It would also be cool if the columns could be in arbitrary order.

To this end, it could maybe help to either use the stdlib csv parser or pandas read_csv instead of manually splitting the lines.

Potentially, these libraries would also be immune to "hidden carriage returns" (what came up on slack recently) or other caveats like quoted fields etc.

grst avatar Nov 24 '20 07:11 grst

The pipeline should be able to handle additional columns already @grst.

Not convinced arbitrary order is a good thing though mainly for standardisation but happy to be persuaded otherwise.

Yes, we definitely need a more mainstream solution to read in the CSV files.
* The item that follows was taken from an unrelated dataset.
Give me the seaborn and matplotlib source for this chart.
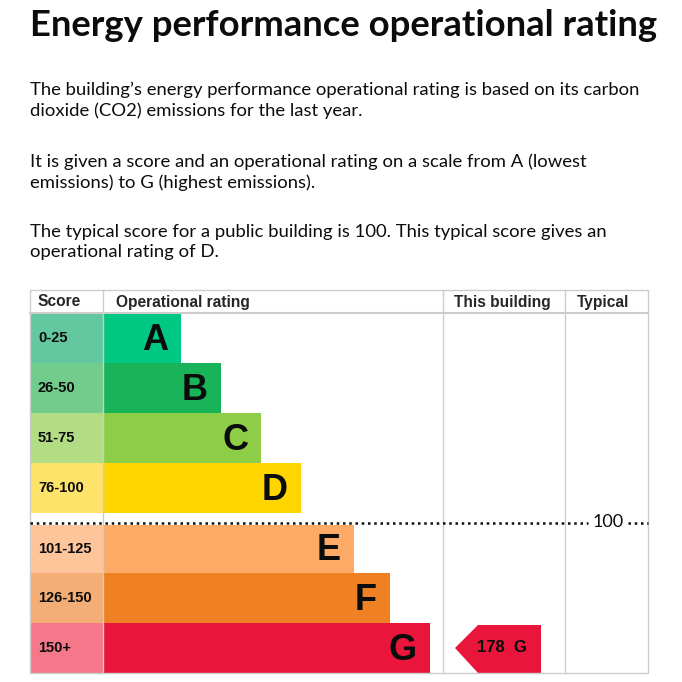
import matplotlib
matplotlib.use("Agg")
import matplotlib.pyplot as plt
from matplotlib.patches import Polygon
import seaborn as sns

# Data
bands = ['A', 'B', 'C', 'D', 'E', 'F', 'G']
score_ranges = ['0-25', '26-50', '51-75', '76-100', '101-125', '126-150', '150+']
bar_lengths = [78, 118, 158, 198, 251, 287, 327]
bar_colors = ['#00c781', '#19b459', '#8dce46', '#ffd500', '#fcaa65', '#ef8023', '#e9153b']
score_colors = ['#63c7a0', '#72cc8b', '#b3dd84', '#fee36a', '#fec59a', '#f4ad74', '#f4778a']
this_score = 178
this_band = 'G'
typical_score = 100

sns.set_theme(style="white")
plt.rcParams['font.family'] = ['Lato', 'DejaVu Sans']

fig = plt.figure(figsize=(6.82, 6.82), dpi=100)
ax = fig.add_axes([0, 0, 1, 1])
ax.set_xlim(0, 682)
ax.set_ylim(682, 0)
ax.axis('off')

ax.text(30, 26, 'Energy performance operational rating', fontsize=26.3, fontweight='bold',
        va='center', color='#0b0c0c')
paras = [(100, "The building\u2019s energy performance operational rating is based on its carbon\ndioxide (CO2) emissions for the last year."),
         (172, "It is given a score and an operational rating on a scale from A (lowest\nemissions) to G (highest emissions)."),
         (242, "The typical score for a public building is 100. This typical score gives an\noperational rating of D.")]
for y, t in paras:
    ax.text(30, y, t, fontsize=13.3, va='center', color='#0b0c0c', linespacing=1.35)

# table frame
grid = '#cccccc'
ax.plot([30, 648, 648, 30, 30], [290, 290, 673, 673, 290], color=grid, lw=1)
ax.plot([30, 648], [313, 313], color=grid, lw=1.5)
for x in [103, 443, 565]:
    ax.plot([x, x], [290, 673], color=grid, lw=1)
hfont = dict(fontsize=11.2, fontweight='bold', va='center', family=['Liberation Sans'])
ax.text(38, 302, 'Score', **hfont)
ax.text(116, 302, 'Operational rating', **hfont)
ax.text(454, 302, 'This building', **hfont)
ax.text(577, 302, 'Typical', **hfont)

# rows
tops = [313, 363, 413, 463, 525, 573, 623]
heights = [50, 50, 50, 50, 48, 50, 50]
for i, b in enumerate(bands):
    yc = tops[i] + heights[i] / 2
    ax.barh(yc, 73, left=30, height=heights[i], color=score_colors[i], lw=0)
    ax.barh(yc, bar_lengths[i], left=103, height=heights[i], color=bar_colors[i], lw=0)
    ax.text(38, yc, score_ranges[i], fontsize=10.5, fontweight='bold', va='center',
            family=['Liberation Sans'], color='#0b0c0c')
    ax.text(103 + bar_lengths[i] - 13, yc + 2, b, fontsize=26, fontweight='bold',
            va='center', ha='right', family=['Liberation Sans'], color='#0b0c0c')

# typical line
ax.plot([30, 588], [523, 523], color='#0b0c0c', lw=1.8, ls=(0, (1, 1.5)))
ax.plot([628, 648], [523, 523], color='#0b0c0c', lw=1.8, ls=(0, (1, 1.5)))
ax.text(608, 522, str(typical_score), fontsize=13, va='center', ha='center', color='#0b0c0c')

# this building arrow
gi = bands.index(this_band)
yc = tops[gi] + heights[gi] / 2
ax.add_patch(Polygon([[455, yc], [478, 625], [541, 625], [541, 673], [478, 673]],
                     closed=True, color=bar_colors[gi], lw=0))
ax.text(502, yc, f'{this_score}  {this_band}', fontsize=12, fontweight='bold',
        va='center', ha='center', family=['Liberation Sans'], color='#0b0c0c')

fig.savefig('out.png', dpi=100)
I don't use pandas and other tools very much but PRs welcome ;) I was scrimping on having additional dependencies which is why I also went for a native solution but that shouldn't be a valid reason!

drpatelh avatar Nov 24 '20 07:11 drpatelh

The pipeline should be able to handle additional columns already @grst.

Cool! I could have sworn there was an issue the last time I tried, but probably I didn't add the additional columns at the end. I'll try it again next time!

Yes, we definitely need a more mainstream solution to read in the CSV files. I don't use pandas and other tools very much but PRs welcome ;)

I can definitely put something together when I find some time. I understand the concern with the dependencies. csv is in the standard library, so it wouldn't need any dependencies either. I have never used it in favor of pandas, though. It's probably slower than pandas, but that shouldn't be a concern for samplesheets.

grst avatar Nov 24 '20 08:11 grst

Some more thoughts:

  • Could this be abstracted into a module that can be reused across pipelines, or is that overkill? Maybe even integrate the samplesheet definition in the json schema :thinking:?
  • Maybe it should be implemented directly in groovy instead of Python? (I hardly know any groovy, but this could be an excuse for learning it)

grst avatar Nov 24 '20 08:11 grst

Anything fancy we can do here @grst to improve our current implementation? We have now added a stand-alone samplesheet schema to help with the validation in https://github.com/nf-core/rnaseq/pull/623 but there are still some fundamental issues that may require outside scripts for this - some discussion in https://github.com/nf-core/rnaseq/pull/633

drpatelh avatar Jun 15 '21 12:06 drpatelh

I'll take a look at the issues you referenced... First step would be a reproducible example for the utf8-bug, though :thinking:

grst avatar Jun 15 '21 12:06 grst

Yeah, I know. That 🐛 is really annoying and I suspect it will be quite an easy fix. Just haven't found a portable way to test it!

drpatelh avatar Jun 15 '21 12:06 drpatelh

The json-scheme and groovy-based validation look neat! That would make the python script obsolete anyway?

You mentioned the stripping of quotes is done in python, but there should be some way of achieving this in Groovy?

header = [x.strip('"') for x in fin.readline().strip().split(",")] 

grst avatar Jun 16 '21 07:06 grst

Yup, most of the Python stuff would be obsolete!

I think the problem is that the validation needs to happen with standard libraries before it is passed to the pipeline in order to make it more portable but it doesn't have this option. Maybe @ewels can confirm.

drpatelh avatar Jun 16 '21 16:06 drpatelh

Additional java/groovy jars could be placed in lib as part of the pipeline template...

grst avatar Jun 16 '21 16:06 grst

@grst maybe you could take a look at https://github.com/nf-core/tools/pull/1282 and see if that would fit your needs? I agree that doing the job in Groovy is preferable and consider my PR only a temporary change if it is at all wanted.

Midnighter avatar Oct 08 '21 19:10 Midnighter

Looks neat! I lost track of the discussion around the "samplesheet schema". Is your implemenation already part of that or would the schema validation be the next step?

grst avatar Oct 11 '21 07:10 grst

@ewels showed my his work on the samplesheet schema on Friday but this is not it, I'm afraid.

Midnighter avatar Oct 11 '21 07:10 Midnighter